Throughout these chapters, the act of constructing narratives reinforces the novel’s thematic interest in The Inheritance of Pain and the Struggle for Self-Definition. Arthur’s decades of letters to Charlene represent a sustained act of fiction-writing. He fabricates a life of travel, friendships, and professional engagement because, as he confesses in his draft letter, he “couldn’t bear the thought of an end to ours” (17), revealing that his lies are a defense against the perceived unworthiness of his real existence. Charlene’s reciprocal deception—omitting her marriage, son, and divorce—establishes a parallel between them, suggesting that her own life has also been shaped by pain she feels compelled to hide.
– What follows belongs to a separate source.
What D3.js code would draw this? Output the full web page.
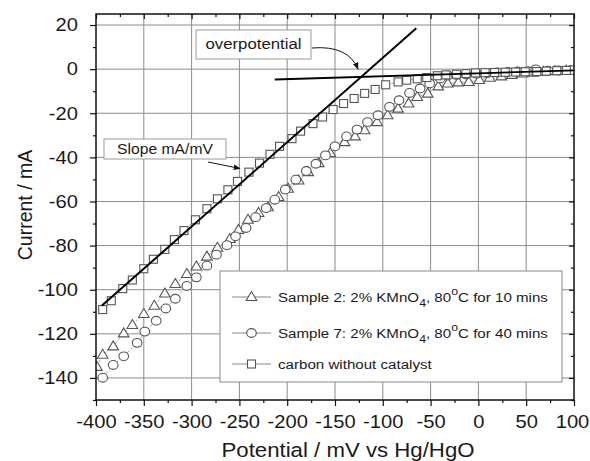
<!DOCTYPE html>
<html>
<head>
<meta charset="utf-8">
<script src="https://cdn.jsdelivr.net/npm/d3@7/dist/d3.min.js"></script>
<style>
  body { margin: 0; background: #fff; }
  svg { font-family: "Liberation Sans", Arial, sans-serif; }
</style>
</head>
<body>
<div id="chart"></div>
<script>
'use strict';

// carbon without catalyst (squares)
var carbonX = [-393, -384, -372, -362, -350, -340, -328, -318, -308, -296, -284, -273, -262, -252, -240, -229,
  -218, -208, -195, -186, -173, -163, -152, -141, -130, -119, -108, -97, -84, -75, -64, -54, -43, -34, -23,
  -13, -3, 7, 17, 28, 39, 49, 61, 71, 82, 92];
var carbonY = [-109, -105, -99.5, -95.6, -90.5, -86.2, -81.7, -77.3, -73.2, -68.3, -63.3, -58.8, -54.7, -50.9,
  -46.7, -42.6, -38.6, -35.0, -31.5, -28.1, -24.7, -21.7, -18.3, -15.6, -13.3, -11.0, -9.2, -7.1, -5.8, -5.0,
  -4.4, -3.8, -3.0, -2.6, -2.3, -2.0, -1.7, -1.6, -1.5, -1.4, -1.3, -1.2, -1.1, -0.9, -0.7, -0.6];

// Sample 2 (triangles)
var sample2X = [-399, -393, -382, -371, -362, -350, -339, -328, -317, -305, -295, -284, -273, -260, -251, -241,
  -230, -220, -209, -199, -188, -178, -167, -155, -140, -129, -119, -106, -95, -84, -73, -64, -53, -42, -32,
  -21, -10, 1, 12, 24, 35, 46, 57, 68, 80, 92];
var sample2Y = [-135, -129.5, -125.7, -119.8, -116.0, -111.0, -107.3, -101.7, -97.4, -92.9, -89.5, -85.0, -81.0,
  -77.0, -72.9, -68.3, -65.2, -62.6, -58.0, -54.2, -50.5, -46.7, -42.6, -38.0, -33.1, -30.5, -27.7, -24.0,
  -20.9, -17.9, -15.6, -12.6, -11.1, -7.8, -6.5, -6.0, -5.8, -4.9, -3.9, -3.3, -2.6, -2.0, -1.6, -1.2, -0.9, -0.7];

// Sample 7 (circles)
var sample7X = [-393, -382, -371, -357, -349, -337, -327, -317, -305, -295, -284, -274, -263, -254, -243, -233,
  -222, -213, -202, -191, -180, -170, -160, -150, -138, -127, -116, -105, -93, -83, -72, -61, -51, -40, -32,
  -23, -13, -2, 9, 20, 31, 41, 52, 60, 73, 84, 97];
var sample7Y = [-139.9, -134.1, -130.2, -124.1, -119.0, -114.1, -108.5, -104.1, -98.3, -94.4, -89.1, -84.1,
  -79.8, -75.8, -72.0, -67.1, -63.0, -59.2, -54.6, -50.1, -46.2, -42.9, -39.1, -35.0, -30.5, -27.4, -24.0,
  -20.9, -17.1, -14.1, -10.8, -8.8, -6.5, -4.2, -2.9, -2.7, -2.4, -2.1, -1.8, -1.5, -1.3, -1.1, -0.9, -0.1,
  -0.7, -0.6, -0.4];

// fitted straight lines [x, y]
var slopeLine = [[-394, -107.3], [-65, 18.5]];
var overLine = [[-213, -4.7], [100, -0.6]];

var xMajor = [-400, -350, -300, -250, -200, -150, -100, -50, 0, 50, 100];
var xMinor = [-375, -325, -275, -225, -175, -125, -75, -25, 25, 75];
var yMajor = [-140, -120, -100, -80, -60, -40, -20, 0, 20];
var yMinor = [-150, -130, -110, -90, -70, -50, -30, -10, 10];

var W = 590, H = 461
  , pL = 96, pR = 574, pT = 14, pB = 400    // plot box edges
  , sx = 1.12                               // horizontal text stretch of the original
  , textColor = '#1a1a1a'
  , markColor = '#555';

var x = d3.scaleLinear().domain([-400, 100]).range([pL, pR]);
var y = d3.scaleLinear().domain([-150, 25]).range([pB, pT]);

var svg = d3.select('#chart').append('svg')
  .attr('width', W)
  .attr('height', H);

// widen a text element horizontally around its own anchor x
function stretch(t, k) {
  var ax = +t.attr('x') || 0;
  t.attr('transform', 'translate(' + ax + ',0) scale(' + (k || sx) + ',1) translate(' + (-ax) + ',0)');
  return t;
}

var defs = svg.append('defs');
defs.append('clipPath').attr('id', 'plot')
  .append('rect')
    .attr('x', pL).attr('y', pT)
    .attr('width', pR - pL).attr('height', pB - pT);

var marker = defs.append('marker')
  .attr('id', 'arrow')
  .attr('viewBox', '0 0 10 10')
  .attr('refX', 9).attr('refY', 5)
  .attr('markerWidth', 7).attr('markerHeight', 7)
  .attr('markerUnits', 'userSpaceOnUse')
  .attr('orient', 'auto');
marker.append('path').attr('d', 'M0,1 L10,5 L0,9 Z').attr('fill', '#111');

// grid
var grid = svg.append('g').attr('stroke', '#8c8c8c').attr('stroke-width', 1);
grid.selectAll('line.gx').data(xMajor.slice(1, -1)).enter().append('line')
  .attr('x1', function (d) { return x(d); }).attr('x2', function (d) { return x(d); })
  .attr('y1', pT).attr('y2', pB);
grid.selectAll('line.gy').data(yMajor).enter().append('line')
  .attr('y1', function (d) { return y(d); }).attr('y2', function (d) { return y(d); })
  .attr('x1', pL).attr('x2', pR);

// axes
function styleAxis(g) {
  g.select('.domain').remove();
  g.selectAll('line').attr('stroke', '#111').attr('stroke-width', 1.2);
  g.selectAll('text').attr('fill', textColor).style('font-size', '18px')
    .style('font-family', '"Liberation Sans", Arial, sans-serif')
    .each(function () { stretch(d3.select(this)); });
}
var fmt = function (d) { return String(d); };

var xAxisG = svg.append('g').attr('transform', 'translate(0,' + pB + ')')
  .call(d3.axisBottom(x).tickValues(xMajor).tickFormat(fmt).tickSize(6).tickPadding(9))
  .call(styleAxis);
// keep the last label inside the page
xAxisG.selectAll('.tick').filter(function (d) { return d === 100; }).select('text')
  .attr('x', -2).call(stretch);

svg.append('g').attr('transform', 'translate(0,' + pB + ')')
  .call(d3.axisBottom(x).tickValues(xMinor).tickFormat('').tickSize(3))
  .call(styleAxis);
svg.append('g').attr('transform', 'translate(0,' + pT + ')')
  .call(d3.axisTop(x).tickValues(xMajor).tickFormat('').tickSize(-5))
  .call(styleAxis);
svg.append('g').attr('transform', 'translate(0,' + pT + ')')
  .call(d3.axisTop(x).tickValues(xMinor).tickFormat('').tickSize(-3))
  .call(styleAxis);

svg.append('g').attr('transform', 'translate(' + pL + ',0)')
  .call(d3.axisLeft(y).tickValues(yMajor).tickFormat(fmt).tickSize(6).tickPadding(12))
  .call(styleAxis);
svg.append('g').attr('transform', 'translate(' + pL + ',0)')
  .call(d3.axisLeft(y).tickValues(yMinor).tickFormat('').tickSize(3))
  .call(styleAxis);
svg.append('g').attr('transform', 'translate(' + pR + ',0)')
  .call(d3.axisRight(y).tickValues(yMajor).tickFormat('').tickSize(-5))
  .call(styleAxis);
svg.append('g').attr('transform', 'translate(' + pR + ',0)')
  .call(d3.axisRight(y).tickValues(yMinor).tickFormat('').tickSize(-3))
  .call(styleAxis);

// axis titles
stretch(svg.append('text')
  .attr('x', 348).attr('y', 457)
  .attr('text-anchor', 'middle').attr('fill', textColor)
  .style('font-size', '19.5px')
  .text('Potential / mV vs Hg/HgO'), 1.14);
svg.append('text')
  .attr('transform', 'translate(32,' + 205 + ') rotate(-90)')
  .attr('text-anchor', 'middle').attr('fill', textColor)
  .style('font-size', '19.5px')
  .text('Current / mA');

// series
var plot = svg.append('g').attr('clip-path', 'url(#plot)');

var series = [
  { xs: sample2X, ys: sample2Y, shape: 'triangle' },
  { xs: sample7X, ys: sample7Y, shape: 'circle' },
  { xs: carbonX, ys: carbonY, shape: 'square' }
];

var line = d3.line()
  .x(function (d) { return x(d[0]); })
  .y(function (d) { return y(d[1]); });

function drawMark(g, shape, cx, cy) {
  if (shape === 'square') {
    g.append('rect').attr('x', cx - 4).attr('y', cy - 4).attr('width', 8).attr('height', 8);
  } else if (shape === 'circle') {
    g.append('ellipse').attr('cx', cx).attr('cy', cy).attr('rx', 4.8).attr('ry', 4.4);
  } else {
    g.append('path').attr('d', 'M' + cx + ',' + (cy - 5.5) + 'L' + (cx + 5.3) + ',' + (cy + 3.5) +
      'L' + (cx - 5.3) + ',' + (cy + 3.5) + 'Z');
  }
}

series.forEach(function (s) {
  var pts = s.xs.map(function (v, i) { return [v, s.ys[i]]; });
  plot.append('path')
    .attr('d', line(pts))
    .attr('fill', 'none')
    .attr('stroke', '#999')
    .attr('stroke-width', 0.8)
    .attr('stroke-dasharray', '3,2');
  var g = plot.append('g')
    .attr('fill', '#fff')
    .attr('stroke', markColor)
    .attr('stroke-width', 1.1);
  pts.forEach(function (p) { drawMark(g, s.shape, x(p[0]), y(p[1])); });
});

// fitted lines
plot.append('path').attr('d', line(slopeLine))
  .attr('stroke', '#000').attr('stroke-width', 2).attr('fill', 'none');
plot.append('path').attr('d', line(overLine))
  .attr('stroke', '#000').attr('stroke-width', 1.8).attr('fill', 'none');

// plot frame
svg.append('rect')
  .attr('x', pL).attr('y', pT).attr('width', pR - pL).attr('height', pB - pT)
  .attr('fill', 'none').attr('stroke', '#111').attr('stroke-width', 1.5);

// annotations
function labelBox(x0, y0, w, h, txt, size) {
  svg.append('rect')
    .attr('x', x0).attr('y', y0).attr('width', w).attr('height', h)
    .attr('fill', '#fff').attr('stroke', '#999').attr('stroke-width', 1);
  stretch(svg.append('text')
    .attr('x', x0 + w / 2).attr('y', y0 + h / 2 + 5)
    .attr('text-anchor', 'middle').attr('fill', textColor)
    .style('font-size', size + 'px')
    .text(txt));
}
labelBox(196, 30, 115, 29, 'overpotential', 15);
labelBox(104, 139, 122, 20, 'Slope mA/mV', 14);

svg.append('path')
  .attr('d', 'M312,48 Q348,45 358,69')
  .attr('fill', 'none').attr('stroke', '#111').attr('stroke-width', 1)
  .attr('marker-end', 'url(#arrow)');
svg.append('path')
  .attr('d', 'M208,162 L240,168.5')
  .attr('fill', 'none').attr('stroke', '#111').attr('stroke-width', 1)
  .attr('marker-end', 'url(#arrow)');

// legend
var legend = svg.append('g');
legend.append('rect')
  .attr('x', 220).attr('y', 271).attr('width', 342).attr('height', 111)
  .attr('fill', '#fff').attr('stroke', '#888').attr('stroke-width', 1);

var legendRows = [
  { shape: 'triangle', y: 297, parts: ['Sample 2: 2% KMnO', '4', ', 80', 'o', 'C for 10 mins'] },
  { shape: 'circle', y: 333, parts: ['Sample 7: 2% KMnO', '4', ', 80', 'o', 'C for 40 mins'] },
  { shape: 'square', y: 364, parts: ['carbon without catalyst'] }
];

legendRows.forEach(function (r) {
  legend.append('line').attr('x1', 232).attr('x2', 271).attr('y1', r.y).attr('y2', r.y)
    .attr('stroke', '#888').attr('stroke-width', 1);
  var g = legend.append('g').attr('fill', '#fff').attr('stroke', markColor).attr('stroke-width', 1.1);
  drawMark(g, r.shape, 251.5, r.y);
  var t = legend.append('text')
    .attr('x', 278).attr('y', r.y + 5)
    .attr('fill', textColor)
    .style('font-size', '13.5px');
  if (r.parts.length === 1) {
    t.text(r.parts[0]);
  } else {
    t.append('tspan').text(r.parts[0]);
    t.append('tspan').attr('dy', 5).style('font-size', '11px').text(r.parts[1]);
    t.append('tspan').attr('dy', -5).text(r.parts[2]);
    t.append('tspan').attr('dy', -7).style('font-size', '11px').text(r.parts[3]);
    t.append('tspan').attr('dy', 7).text(r.parts[4]);
  }
  stretch(t, 1.12);
});
</script>
</body>
</html>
Her decision to finally reveal Kel’s existence and ask for Arthur’s help is an attempt to merge her constructed narrative with her difficult reality. Arthur’s detailed analysis of Kel’s photograph is a further act of narrative creation, as he projects a life story onto the boy based entirely on his own longings for confidence and social ease. The letters, lies, and projections all underscore a shared human impulse to rewrite one’s own story to make it more bearable.